葛蘭(Glen)做過出鏡演員,在他家的地窖裡總有整批整批自製的黑啤。自讀初中時起便喜歡陶藝,平時不僅能獨自燒製出一些造型不錯的陶製器皿;能在住所的後院成功地培植一些我見都不曾見過的奇花異果;在房產交易方面亦數度春秋,具有獨特的眼力及一定的經濟實力。
但就因為他自幼生活在倫敦,受的是英國傳統教育,使我覺得雖然來悉尼已久,在某些方面,卻比國內一些完全沒受過教育的人更為迷信,更有一種無法改變的宿命意識。
一個星期天的下午,天氣不錯,我們坐在院子裡一起用茶,和他隨便閒聊時,聽他說起了一件其獨自親歷的奇事。
據說那時他才剛抵悉尼不久,整天除了工作,還要忙著四處看房子,以使自己能在這座舉目無親的城市盡快安頓下來。
一連忙碌了數周,當他終於做出決定買下了第一幢房屋後,心裡一直喜滋滋的,左看右看都覺得非常滿意。
在最初的幾天裡,每次走進這座新居,一邊對照房價,一邊算計室內室外的各項設施,包括整幢樓房的架構,及房子所處的環境等,都頗覺物有所值,完全看不出有任何問題。
不過,正當他對自己終於成了這座物業的主人感到高興時,誰知一天,就在他剛走進裡面的一間臥房,一抬頭,便猛然發現屋角緊挨著天花板的地方,有一個看上去長得和豬臉似的怪物,正兩眼怔怔地瞪視著自己。因為心裡全無準備,一見這東西他便即刻驚叫起來,接著又慌忙找來一條長長的竿子,一邊揮舞,一邊大聲呵斥,希望能把這東西趕出屋去。可是費了半天勁,沒想那個帶著拱嘴,樣子和豬腦袋十分相似的家伙卻紋絲不動,仍照樣以一種淡定的神情往下注視著他對自己所做的一切。
自此,一連幾日,每次進門,只要抬眼,他便總能看見那家伙仍原封不動地在那裡觀望著室內的一切動靜。
發現了原業主所以要降價出讓這幢房屋的真正原因後,葛蘭急得四處打聽,希望有人能幫上自己的忙,替他把這東西趕出門去。只是不論找到哪裡,誰都對此表示無能為力。
幾經周折,終於,出於偶然的機會,他開著車子,在離悉尼很遠,靠近藍山的地方找到了一位專門驅鬼的巫師。

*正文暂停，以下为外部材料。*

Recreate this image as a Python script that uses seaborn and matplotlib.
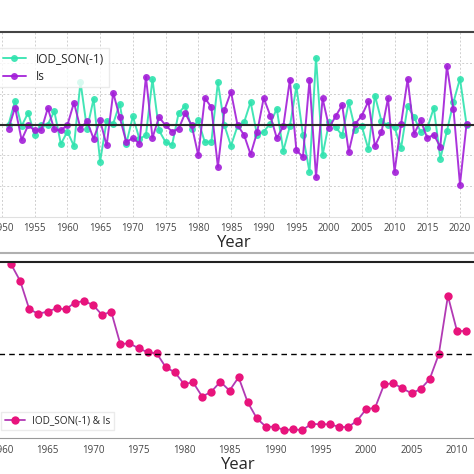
import numpy as np
import pandas as pd
import matplotlib
matplotlib.use("Agg")
import matplotlib.pyplot as plt
from matplotlib.lines import Line2D
import seaborn as sns

#%% data
years_top = list(range(1951, 2022))
iod_son = [0.00, 0.77, -0.05, 0.38, -0.34, 0.00, 0.00, 0.43, -0.63, -0.23,
           -0.70, 1.38, -0.15, 0.83, -1.20, 0.12, 0.03, 0.68, -0.62, 0.26,
           -0.46, -0.35, 1.47, -0.19, -0.57, -0.66, 0.37, 0.61, -0.14, 0.13,
           -0.57, -0.57, 1.37, -0.03, -0.69, -0.05, 0.07, 0.73, -0.35, -0.23,
           0.03, 0.51, -0.86, -0.06, 1.24, -0.35, -1.54, 2.17, -1.00, 0.08,
           -0.09, -0.35, 0.72, -0.17, -0.06, -0.80, 0.94, 0.11, -0.03, -0.09,
           -0.76, 0.59, 0.24, -0.25, -0.12, 0.54, -1.11, -0.22, 0.72, 1.49,
           0.00]
i_s = [-0.13, 0.55, -0.50, -0.03, -0.19, -0.19, 0.53, -0.16, -0.19, -0.02,
       0.71, -0.13, 0.11, -0.46, 0.13, -0.68, 1.03, 0.23, -0.57, -0.44,
       -0.62, 1.55, -0.43, 0.24, -0.03, -0.23, -0.14, 0.37, -0.03, -1.00,
       0.86, 0.56, -1.38, 0.47, 1.06, -0.02, -0.34, -0.97, -0.25, 0.86,
       0.29, -0.44, -0.06, 1.45, -0.84, -1.05, 1.45, -1.71, 0.85, -0.10,
       0.27, 0.63, -0.89, 0.02, 0.29, 0.75, -0.70, -0.25, 0.85, -1.54,
       0.02, 1.47, -0.30, 0.13, -0.44, -0.33, -0.73, 1.89, 0.51, -1.95,
       0.01]

years_bot = list(range(1961, 2012))
corr = [0.087, -0.008, -0.169, -0.194, -0.182, -0.163, -0.169, -0.131, -0.122, -0.144,
        -0.201, -0.182, -0.366, -0.362, -0.390, -0.413, -0.419, -0.498, -0.527, -0.593,
        -0.584, -0.665, -0.637, -0.580, -0.631, -0.555, -0.697, -0.788, -0.836, -0.836,
        -0.855, -0.851, -0.855, -0.820, -0.822, -0.822, -0.836, -0.839, -0.803, -0.737,
        -0.728, -0.595, -0.589, -0.618, -0.646, -0.622, -0.565, -0.424, -0.093, -0.292,
        -0.292]
sig_level = -0.424

top_df = pd.DataFrame({'year': years_top, 'iod': iod_son, 'is': i_s})
bot_df = pd.DataFrame({'year': years_bot, 'r': corr})

#%% plotting
sns.set_style('white')
plt.rcParams['font.family'] = ['Open Sans', 'DejaVu Sans']

fig = plt.figure(figsize=(4.74, 4.74), dpi=100)
W = H = 474.0

# top panel: time series
ax1 = fig.add_axes([-11.1 / W, (H - 217) / H, 490.7 / W, 185 / H])
sns.lineplot(data=top_df, x='year', y='iod', ax=ax1, color='#2fe3ae', marker='o',
             markersize=5, markeredgewidth=0, linewidth=1.4, alpha=0.9,
             label='IOD_SON(-1)')
sns.lineplot(data=top_df, x='year', y='is', ax=ax1, color='#a21ed8', marker='o',
             markersize=5, markeredgewidth=0, linewidth=1.4, alpha=0.9,
             label='Is')
ax1.axhline(0, color='#2a2a2a', lw=1.5, zorder=5)
ax1.set_xlim(1948, 2023)
ax1.set_ylim(-3, 3)
ax1.set_xticks(range(1950, 2021, 5))
ax1.set_yticks(range(-3, 4))
ax1.set_yticklabels([])
ax1.grid(True, ls=(0, (2, 2)), color='#cfcfcf', lw=0.7)
ax1.set_axisbelow(True)
ax1.set_xlabel('Year', fontsize=12, labelpad=1)
ax1.set_ylabel('')
ax1.tick_params(axis='x', labelsize=7, colors='#444444', length=2, pad=2)
ax1.tick_params(axis='y', length=0)
ax1.spines['top'].set_color('#444444')
ax1.spines['top'].set_linewidth(1.5)
ax1.spines['bottom'].set_color('#e0e0e0')
ax1.spines['left'].set_visible(False)
ax1.spines['right'].set_visible(False)
ax1.legend(loc='upper left', bbox_to_anchor=(-8 / W, (H - 42) / H),
           bbox_transform=fig.transFigure, fontsize=8.5, frameon=True,
           edgecolor='#e6e6e6', fancybox=False, borderpad=0.4,
           labelspacing=0.35)

# separator of the two panels
fig.add_artist(Line2D([0, 1], [(H - 253) / H] * 2, color='#b0b0b0', lw=1.5))

# bottom panel: sliding correlation
ax2 = fig.add_axes([-16.2 / W, (H - 438) / H, 509.6 / W, 176 / H])
sns.lineplot(data=bot_df, x='year', y='r', ax=ax2, color='#b23ab4', linewidth=1.3,
             marker='o', markersize=6, markerfacecolor='#e8147c',
             markeredgewidth=0, label='IOD_SON(-1) & Is')
ax2.axhline(sig_level, color='black', lw=1.0, ls=(0, (4, 3)))
ax2.set_xlim(1958, 2014)
ax2.set_ylim(-0.9, 0.1)
ax2.set_xticks(range(1960, 2011, 5))
ax2.set_yticks([])
ax2.set_xlabel('Year', fontsize=12, labelpad=1)
ax2.set_ylabel('')
ax2.tick_params(axis='x', labelsize=7, colors='#444444', length=2, pad=3)
ax2.spines['top'].set_color('#222222')
ax2.spines['top'].set_linewidth(1.5)
ax2.spines['bottom'].set_color('#999999')
ax2.spines['left'].set_visible(False)
ax2.spines['right'].set_visible(False)
ax2.legend(loc='lower left', bbox_to_anchor=(-4 / W, (H - 435) / H),
           bbox_transform=fig.transFigure, fontsize=7.2, frameon=True,
           edgecolor='#e6e6e6', fancybox=False, borderpad=0.35)

fig.savefig('out.png', dpi=100)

那天推門進屋,他剛說出自己的來意,便見那位巫師拿起了筆,在一張白紙上畫了一陣,遞給他時才隨便問了一聲:
「你說的是不是它?」
他接過那張紙來時,吃驚得差一點沒大叫起來。因為他發現紙上畫著的竟一點不差,正是他家裡那個長相和豬頭一樣的鬼影。
「我已四處找了它很久了,沒想它竟然去了你那裡。」巫師補充著說。
討價還價地商議了半天,最終,直到葛蘭答應支付一筆不小的費用時,巫師才肯特地上門。而後不知施的是一些甚麼法術,那天,自巫師離去後,他便發現房裡已不見了那個長得如同豬腦袋般,使他一直深感不安的東西。
我去葛蘭位於北悉尼的住所拜訪時,已是他換了六次的住房。他拿出之前幾次的物業照片讓我看時,我覺得每一次的地區都比之前的要好,面積也比更換前的那處要大。
因為在魑魅魍魎方面所持的不同看法,使他每次見我都常會特別投入地敘述一些親身經歷的事情。當我不得不進行回擊,開始追問那些諸如豬臉鬼影們的下落,並再三叮囑,若是再有類似機遇,首先一定要把那些東西裝到一隻大口瓶裡好好封存起來,以作標本。並且還直接點明那將是比任何正經事都更能使人一勞永逸,發上一筆橫財的真正商機時,他才無意再繼續這一類的話題。
葛蘭是可愛的,他曾認為我們之間不應只限於那種不再進一步深化的友誼。我雖崇尚藝術,也很樂意聽取那些自己不曾有過的經歷,但卻無法找出原因,搞不清為甚麼一個如此敏感,常能產生幻覺,而且還是時常能有那麼一種真確幻覺的人,竟無法在藝術方面發揮這種並不是常人所能有的奇特才能。
任何種類的社會都是殘缺不全的,而任何類型的社會模式都並不完美,不可能真正造就人類理想中的某一類「完人」。若細追緣由,葛蘭意識中的某部分的畸變,或許正是他所受的「薰化」,那種被普遍公認是最正統、最文明的大不列顛式的「教育」始終存在的弊端。